## begin

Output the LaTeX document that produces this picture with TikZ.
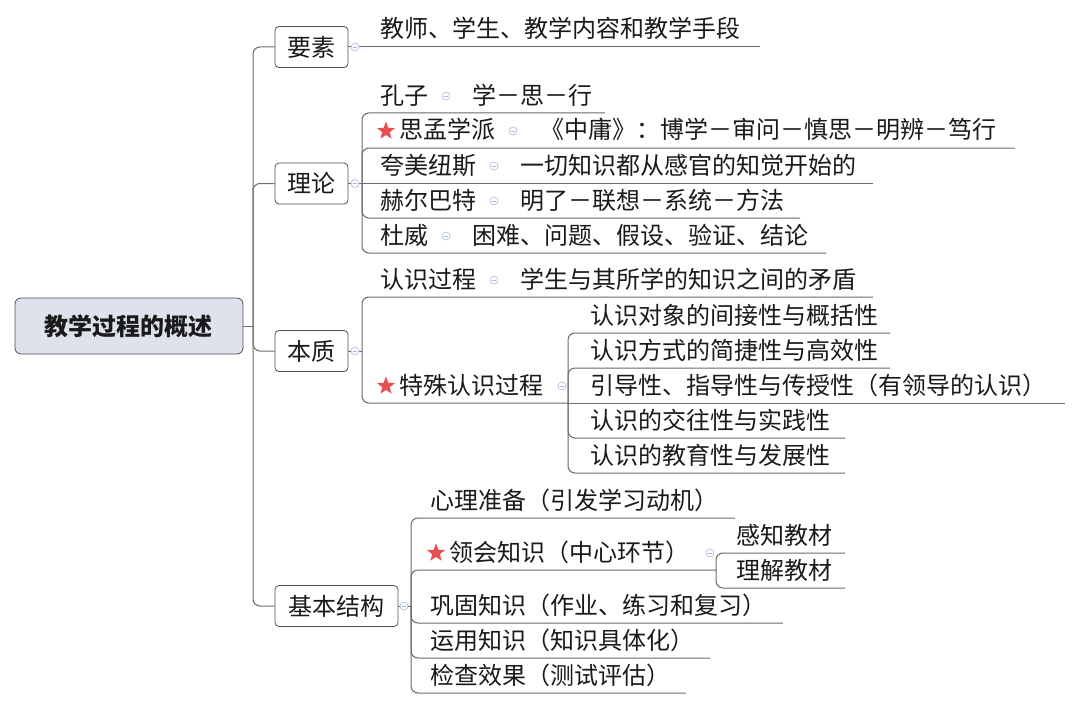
\documentclass[tikz,border=0pt]{standalone}
\usepackage{fontspec}
\newfontfamily\cjk{Noto Sans CJK SC}
\usetikzlibrary{shapes.geometric}
\definecolor{linec}{HTML}{6A6A6A}
\definecolor{boxc}{HTML}{505050}
\definecolor{rootfill}{HTML}{DDE2EC}
\definecolor{iconc}{HTML}{A8B8E0}
\definecolor{starc}{HTML}{E85050}
\definecolor{txtc}{HTML}{1A1A1A}
\tikzset{
  txt/.style={anchor=base west, inner sep=0pt, font=\cjk\fontsize{24}{26}\selectfont, text=txtc},
  topic/.style={draw=boxc, rounded corners=4pt, fill=white, minimum height=41pt, inner sep=0pt, line width=0.8pt, font=\cjk\fontsize{24}{26}\selectfont, text=txtc},
  rootbox/.style={draw=boxc, rounded corners=6pt, fill=rootfill, minimum height=56pt, minimum width=228pt, inner sep=0pt, line width=0.8pt, font=\cjk\bfseries\fontsize{24}{26}\selectfont, text=txtc},
  conn/.style={draw=linec, line width=1pt},
  elbow/.style={conn, rounded corners=7pt},
  iconn/.style={circle, draw=iconc, fill=white, minimum size=8pt, inner sep=0pt, line width=0.6pt,
    path picture={\draw[iconc, line width=0.6pt] ([xshift=-2.2pt]path picture bounding box.center) -- ([xshift=2.2pt]path picture bounding box.center);}},
  starn/.style={star, star points=5, star point ratio=2.4, fill=starc, minimum size=19pt, inner sep=0pt}
}
\begin{document}
\begin{tikzpicture}[x=1pt,y=-1pt]
\useasboundingbox (0,0) rectangle (1080,709);
\fill[white] (0,0) rectangle (1080,709);

% root and main topics
\node[rootbox] (root) at (129,326) {教学过程的概述};
\node[topic, minimum width=73pt] (yaosu) at (311.5,47) {要素};
\node[topic, minimum width=73pt] (lilun) at (311.5,183.5) {理论};
\node[topic, minimum width=73pt] (benzhi) at (311.5,351) {本质};
\node[topic, minimum width=123pt] (jiben) at (336.5,606) {基本结构};

\coordinate (J) at (253,326);
\draw[conn] (root.east) -- (J);
\draw[elbow] (J) -- (253,47) -- (yaosu.west);
\draw[elbow] (J) -- (253,183.5) -- (lilun.west);
\draw[elbow] (J) -- (253,351) -- (benzhi.west);
\draw[elbow] (J) -- (253,606) -- (jiben.west);

% ---------- 要素
\coordinate (ye) at (760,47);
\draw[conn] (yaosu.east) -- (ye);
\node[txt] (y1) at (380,38) {教师、学生、教学内容和教学手段};

% ---------- 理论
\coordinate (B1) at (362,183.5);
\draw[conn] (lilun.east) -- (B1);
\coordinate (l1) at (605,113);
\coordinate (l2) at (1015,148);
\coordinate (l3) at (873,183.5);
\coordinate (l4) at (800,218);
\coordinate (l5) at (826,253);
\draw[elbow] (B1) -- (362,113) -- (l1);
\draw[elbow] (B1) -- (362,148) -- (l2);
\draw[conn] (B1) -- (l3);
\draw[elbow] (B1) -- (362,218) -- (l4);
\draw[elbow] (B1) -- (362,253) -- (l5);

\node[txt] (kz) at (380,104) {孔子};
\node[txt] (kzd) at (472,104) {学－思－行};
\node[starn] (s1) at (386,131) {};
\node[txt] (sm) at (399,139) {思孟学派};
\node[txt] (smd) at (540,139) {《中庸》：博学－审问－慎思－明辨－笃行};
\node[txt] (km) at (380,174.5) {夸美纽斯};
\node[txt] (kmd) at (520,174.5) {一切知识都从感官的知觉开始的};
\node[txt] (he) at (380,209) {赫尔巴特};
\node[txt] (hed) at (520,209) {明了－联想－系统－方法};
\node[txt] (dw) at (380,244) {杜威};
\node[txt] (dwd) at (472,244) {困难、问题、假设、验证、结论};

% ---------- 本质
\coordinate (B2) at (362,351);
\draw[conn] (benzhi.east) -- (B2);
\coordinate (b1) at (873,297);
\coordinate (B3) at (568,403);
\draw[elbow] (B2) -- (362,297) -- (b1);
\draw[elbow] (B2) -- (362,403) -- (B3);
\coordinate (c1) at (890,333);
\coordinate (c2) at (890,368);
\coordinate (c3) at (1065,403);
\coordinate (c4) at (845,438);
\coordinate (c5) at (845,473);
\draw[elbow] (B3) -- (568,333) -- (c1);
\draw[elbow] (B3) -- (568,368) -- (c2);
\draw[conn] (B3) -- (c3);
\draw[elbow] (B3) -- (568,438) -- (c4);
\draw[elbow] (B3) -- (568,473) -- (c5);

\node[txt] (rs) at (380,288) {认识过程};
\node[txt] (rsd) at (520,288) {学生与其所学的知识之间的矛盾};
\node[starn] (s2) at (386,386) {};
\node[txt] (ts) at (399,394) {特殊认识过程};
\node[txt] (t1) at (590,324) {认识对象的间接性与概括性};
\node[txt] (t2) at (590,359) {认识方式的简捷性与高效性};
\node[txt] (t3) at (590,394) {引导性、指导性与传授性（有领导的认识）};
\node[txt] (t4) at (590,429) {认识的交往性与实践性};
\node[txt] (t5) at (590,464) {认识的教育性与发展性};

% ---------- 基本结构
\coordinate (B4) at (411,606);
\draw[conn] (jiben.east) -- (B4);
\coordinate (j1) at (735,518);
\coordinate (B5) at (716,570);
\coordinate (j3) at (783,623);
\coordinate (j4) at (710,658);
\coordinate (j5) at (686,693);
\draw[elbow] (B4) -- (411,518) -- (j1);
\draw[elbow] (B4) -- (411,570) -- (B5);
\draw[elbow] (B4) -- (411,623) -- (j3);
\draw[elbow] (B4) -- (411,658) -- (j4);
\draw[elbow] (B4) -- (411,693) -- (j5);
\coordinate (k1) at (845,553);
\coordinate (k2) at (845,588);
\draw[elbow] (B5) -- (716,553) -- (k1);
\draw[elbow] (B5) -- (716,588) -- (k2);

\node[txt] (x1) at (430,509) {心理准备（引发学习动机）};
\node[starn] (s3) at (436,553) {};
\node[txt] (x2) at (449,561) {领会知识（中心环节）};
\node[txt] (x21) at (736,544) {感知教材};
\node[txt] (x22) at (736,579) {理解教材};
\node[txt] (x3) at (430,614) {巩固知识（作业、练习和复习）};
\node[txt] (x4) at (430,649) {运用知识（知识具体化）};
\node[txt] (x5) at (430,684) {检查效果（测试评估）};

% ---------- collapse icons
\node[iconn] (i1) at (355,47) {};
\node[iconn] (i2) at (355,183.5) {};
\node[iconn] (i3) at (355,351) {};
\node[iconn] (i4) at (404,606) {};
\node[iconn] (i5) at (446,96) {};
\node[iconn] (i6) at (513,131) {};
\node[iconn] (i7) at (494,166) {};
\node[iconn] (i8) at (494,201) {};
\node[iconn] (i9) at (446,236) {};
\node[iconn] (i10) at (494,280) {};
\node[iconn] (i11) at (562,386) {};
\node[iconn] (i12) at (710,553) {};
\end{tikzpicture}
\end{document}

## end

§ **Set task**:
Output the lines above in full and exactly as given, omitting any pictures.

§ **Solution to this exercise**:
Output the LaTeX document that produces this picture with TikZ.
\documentclass[tikz,border=0pt]{standalone}
\usepackage{fontspec}
\newfontfamily\cjk{Noto Sans CJK SC}
\usetikzlibrary{shapes.geometric}
\definecolor{linec}{HTML}{6A6A6A}
\definecolor{boxc}{HTML}{505050}
\definecolor{rootfill}{HTML}{DDE2EC}
\definecolor{iconc}{HTML}{A8B8E0}
\definecolor{starc}{HTML}{E85050}
\definecolor{txtc}{HTML}{1A1A1A}
\tikzset{
  txt/.style={anchor=base west, inner sep=0pt, font=\cjk\fontsize{24}{26}\selectfont, text=txtc},
  topic/.style={draw=boxc, rounded corners=4pt, fill=white, minimum height=41pt, inner sep=0pt, line width=0.8pt, font=\cjk\fontsize{24}{26}\selectfont, text=txtc},
  rootbox/.style={draw=boxc, rounded corners=6pt, fill=rootfill, minimum height=56pt, minimum width=228pt, inner sep=0pt, line width=0.8pt, font=\cjk\bfseries\fontsize{24}{26}\selectfont, text=txtc},
  conn/.style={draw=linec, line width=1pt},
  elbow/.style={conn, rounded corners=7pt},
  iconn/.style={circle, draw=iconc, fill=white, minimum size=8pt, inner sep=0pt, line width=0.6pt,
    path picture={\draw[iconc, line width=0.6pt] ([xshift=-2.2pt]path picture bounding box.center) -- ([xshift=2.2pt]path picture bounding box.center);}},
  starn/.style={star, star points=5, star point ratio=2.4, fill=starc, minimum size=19pt, inner sep=0pt}
}
\begin{document}
\begin{tikzpicture}[x=1pt,y=-1pt]
\useasboundingbox (0,0) rectangle (1080,709);
\fill[white] (0,0) rectangle (1080,709);

% root and main topics
\node[rootbox] (root) at (129,326) {教学过程的概述};
\node[topic, minimum width=73pt] (yaosu) at (311.5,47) {要素};
\node[topic, minimum width=73pt] (lilun) at (311.5,183.5) {理论};
\node[topic, minimum width=73pt] (benzhi) at (311.5,351) {本质};
\node[topic, minimum width=123pt] (jiben) at (336.5,606) {基本结构};

\coordinate (J) at (253,326);
\draw[conn] (root.east) -- (J);
\draw[elbow] (J) -- (253,47) -- (yaosu.west);
\draw[elbow] (J) -- (253,183.5) -- (lilun.west);
\draw[elbow] (J) -- (253,351) -- (benzhi.west);
\draw[elbow] (J) -- (253,606) -- (jiben.west);

% ---------- 要素
\coordinate (ye) at (760,47);
\draw[conn] (yaosu.east) -- (ye);
\node[txt] (y1) at (380,38) {教师、学生、教学内容和教学手段};

% ---------- 理论
\coordinate (B1) at (362,183.5);
\draw[conn] (lilun.east) -- (B1);
\coordinate (l1) at (605,113);
\coordinate (l2) at (1015,148);
\coordinate (l3) at (873,183.5);
\coordinate (l4) at (800,218);
\coordinate (l5) at (826,253);
\draw[elbow] (B1) -- (362,113) -- (l1);
\draw[elbow] (B1) -- (362,148) -- (l2);
\draw[conn] (B1) -- (l3);
\draw[elbow] (B1) -- (362,218) -- (l4);
\draw[elbow] (B1) -- (362,253) -- (l5);

\node[txt] (kz) at (380,104) {孔子};
\node[txt] (kzd) at (472,104) {学－思－行};
\node[starn] (s1) at (386,131) {};
\node[txt] (sm) at (399,139) {思孟学派};
\node[txt] (smd) at (540,139) {《中庸》：博学－审问－慎思－明辨－笃行};
\node[txt] (km) at (380,174.5) {夸美纽斯};
\node[txt] (kmd) at (520,174.5) {一切知识都从感官的知觉开始的};
\node[txt] (he) at (380,209) {赫尔巴特};
\node[txt] (hed) at (520,209) {明了－联想－系统－方法};
\node[txt] (dw) at (380,244) {杜威};
\node[txt] (dwd) at (472,244) {困难、问题、假设、验证、结论};

% ---------- 本质
\coordinate (B2) at (362,351);
\draw[conn] (benzhi.east) -- (B2);
\coordinate (b1) at (873,297);
\coordinate (B3) at (568,403);
\draw[elbow] (B2) -- (362,297) -- (b1);
\draw[elbow] (B2) -- (362,403) -- (B3);
\coordinate (c1) at (890,333);
\coordinate (c2) at (890,368);
\coordinate (c3) at (1065,403);
\coordinate (c4) at (845,438);
\coordinate (c5) at (845,473);
\draw[elbow] (B3) -- (568,333) -- (c1);
\draw[elbow] (B3) -- (568,368) -- (c2);
\draw[conn] (B3) -- (c3);
\draw[elbow] (B3) -- (568,438) -- (c4);
\draw[elbow] (B3) -- (568,473) -- (c5);

\node[txt] (rs) at (380,288) {认识过程};
\node[txt] (rsd) at (520,288) {学生与其所学的知识之间的矛盾};
\node[starn] (s2) at (386,386) {};
\node[txt] (ts) at (399,394) {特殊认识过程};
\node[txt] (t1) at (590,324) {认识对象的间接性与概括性};
\node[txt] (t2) at (590,359) {认识方式的简捷性与高效性};
\node[txt] (t3) at (590,394) {引导性、指导性与传授性（有领导的认识）};
\node[txt] (t4) at (590,429) {认识的交往性与实践性};
\node[txt] (t5) at (590,464) {认识的教育性与发展性};

% ---------- 基本结构
\coordinate (B4) at (411,606);
\draw[conn] (jiben.east) -- (B4);
\coordinate (j1) at (735,518);
\coordinate (B5) at (716,570);
\coordinate (j3) at (783,623);
\coordinate (j4) at (710,658);
\coordinate (j5) at (686,693);
\draw[elbow] (B4) -- (411,518) -- (j1);
\draw[elbow] (B4) -- (411,570) -- (B5);
\draw[elbow] (B4) -- (411,623) -- (j3);
\draw[elbow] (B4) -- (411,658) -- (j4);
\draw[elbow] (B4) -- (411,693) -- (j5);
\coordinate (k1) at (845,553);
\coordinate (k2) at (845,588);
\draw[elbow] (B5) -- (716,553) -- (k1);
\draw[elbow] (B5) -- (716,588) -- (k2);

\node[txt] (x1) at (430,509) {心理准备（引发学习动机）};
\node[starn] (s3) at (436,553) {};
\node[txt] (x2) at (449,561) {领会知识（中心环节）};
\node[txt] (x21) at (736,544) {感知教材};
\node[txt] (x22) at (736,579) {理解教材};
\node[txt] (x3) at (430,614) {巩固知识（作业、练习和复习）};
\node[txt] (x4) at (430,649) {运用知识（知识具体化）};
\node[txt] (x5) at (430,684) {检查效果（测试评估）};

% ---------- collapse icons
\node[iconn] (i1) at (355,47) {};
\node[iconn] (i2) at (355,183.5) {};
\node[iconn] (i3) at (355,351) {};
\node[iconn] (i4) at (404,606) {};
\node[iconn] (i5) at (446,96) {};
\node[iconn] (i6) at (513,131) {};
\node[iconn] (i7) at (494,166) {};
\node[iconn] (i8) at (494,201) {};
\node[iconn] (i9) at (446,236) {};
\node[iconn] (i10) at (494,280) {};
\node[iconn] (i11) at (562,386) {};
\node[iconn] (i12) at (710,553) {};
\end{tikzpicture}
\end{document}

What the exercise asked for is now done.